CHALLENGE: List each line holding the string "code".

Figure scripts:
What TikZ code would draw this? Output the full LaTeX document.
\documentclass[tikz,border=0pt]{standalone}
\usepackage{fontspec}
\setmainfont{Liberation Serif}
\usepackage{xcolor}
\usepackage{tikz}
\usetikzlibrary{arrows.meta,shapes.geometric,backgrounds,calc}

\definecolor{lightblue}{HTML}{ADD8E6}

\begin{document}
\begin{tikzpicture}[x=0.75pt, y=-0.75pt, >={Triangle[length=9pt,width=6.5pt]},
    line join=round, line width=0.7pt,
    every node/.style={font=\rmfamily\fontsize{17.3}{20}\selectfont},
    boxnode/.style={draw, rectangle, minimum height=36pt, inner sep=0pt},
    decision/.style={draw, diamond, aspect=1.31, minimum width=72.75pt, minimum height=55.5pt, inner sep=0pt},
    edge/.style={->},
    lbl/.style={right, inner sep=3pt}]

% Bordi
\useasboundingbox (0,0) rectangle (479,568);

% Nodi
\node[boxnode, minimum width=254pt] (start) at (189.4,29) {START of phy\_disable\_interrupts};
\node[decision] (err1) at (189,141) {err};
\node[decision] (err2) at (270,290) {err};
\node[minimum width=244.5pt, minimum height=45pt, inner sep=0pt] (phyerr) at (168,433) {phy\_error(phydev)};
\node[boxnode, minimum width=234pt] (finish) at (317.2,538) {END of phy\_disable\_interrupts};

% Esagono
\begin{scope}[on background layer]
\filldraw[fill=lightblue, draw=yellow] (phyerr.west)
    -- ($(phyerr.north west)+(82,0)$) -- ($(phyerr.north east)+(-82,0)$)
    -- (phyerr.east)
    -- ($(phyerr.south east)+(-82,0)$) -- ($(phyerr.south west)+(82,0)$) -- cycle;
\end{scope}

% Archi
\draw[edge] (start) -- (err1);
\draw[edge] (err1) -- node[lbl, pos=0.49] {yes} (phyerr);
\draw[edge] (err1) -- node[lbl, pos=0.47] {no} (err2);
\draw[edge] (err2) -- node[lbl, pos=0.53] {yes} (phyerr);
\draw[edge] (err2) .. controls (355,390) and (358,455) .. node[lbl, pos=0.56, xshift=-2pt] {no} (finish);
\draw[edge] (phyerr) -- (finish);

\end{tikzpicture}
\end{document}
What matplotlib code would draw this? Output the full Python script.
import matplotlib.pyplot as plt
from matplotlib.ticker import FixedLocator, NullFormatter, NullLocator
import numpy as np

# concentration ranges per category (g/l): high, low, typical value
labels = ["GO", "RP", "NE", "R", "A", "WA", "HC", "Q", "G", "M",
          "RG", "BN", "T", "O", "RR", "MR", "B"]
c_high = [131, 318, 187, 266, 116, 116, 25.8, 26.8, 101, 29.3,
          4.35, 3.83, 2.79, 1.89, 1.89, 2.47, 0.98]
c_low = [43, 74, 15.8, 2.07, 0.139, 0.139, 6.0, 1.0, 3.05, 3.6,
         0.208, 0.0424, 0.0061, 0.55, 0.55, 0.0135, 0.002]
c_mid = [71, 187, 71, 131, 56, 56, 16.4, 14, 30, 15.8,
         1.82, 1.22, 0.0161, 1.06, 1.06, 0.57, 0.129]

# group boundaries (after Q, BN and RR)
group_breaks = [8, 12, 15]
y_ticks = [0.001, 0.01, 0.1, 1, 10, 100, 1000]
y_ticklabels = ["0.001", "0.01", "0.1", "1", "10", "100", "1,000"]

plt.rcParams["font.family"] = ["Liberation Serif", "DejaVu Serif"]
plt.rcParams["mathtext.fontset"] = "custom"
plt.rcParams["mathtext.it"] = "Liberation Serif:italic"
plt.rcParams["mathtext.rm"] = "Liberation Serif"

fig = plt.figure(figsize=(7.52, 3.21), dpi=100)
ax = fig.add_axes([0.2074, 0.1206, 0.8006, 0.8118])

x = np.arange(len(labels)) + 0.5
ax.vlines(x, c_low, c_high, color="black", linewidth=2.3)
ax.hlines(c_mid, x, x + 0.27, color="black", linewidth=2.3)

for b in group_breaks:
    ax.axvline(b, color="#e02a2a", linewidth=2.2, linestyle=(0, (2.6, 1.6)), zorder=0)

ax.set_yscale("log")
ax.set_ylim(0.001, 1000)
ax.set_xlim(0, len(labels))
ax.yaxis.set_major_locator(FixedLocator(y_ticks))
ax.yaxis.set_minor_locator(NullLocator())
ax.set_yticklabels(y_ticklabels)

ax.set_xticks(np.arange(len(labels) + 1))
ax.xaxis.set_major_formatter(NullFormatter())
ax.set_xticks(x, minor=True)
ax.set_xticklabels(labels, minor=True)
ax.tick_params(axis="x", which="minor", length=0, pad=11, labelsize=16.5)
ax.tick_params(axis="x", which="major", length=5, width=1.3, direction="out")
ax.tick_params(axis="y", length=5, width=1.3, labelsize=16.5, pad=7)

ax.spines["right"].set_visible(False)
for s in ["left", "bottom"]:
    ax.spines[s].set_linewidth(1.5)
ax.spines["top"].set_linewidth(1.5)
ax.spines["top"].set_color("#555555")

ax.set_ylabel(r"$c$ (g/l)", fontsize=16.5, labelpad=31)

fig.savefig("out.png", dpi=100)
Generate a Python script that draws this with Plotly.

WRITTEN ANSWER:
What TikZ code would draw this? Output the full LaTeX document.
What matplotlib code would draw this? Output the full Python script.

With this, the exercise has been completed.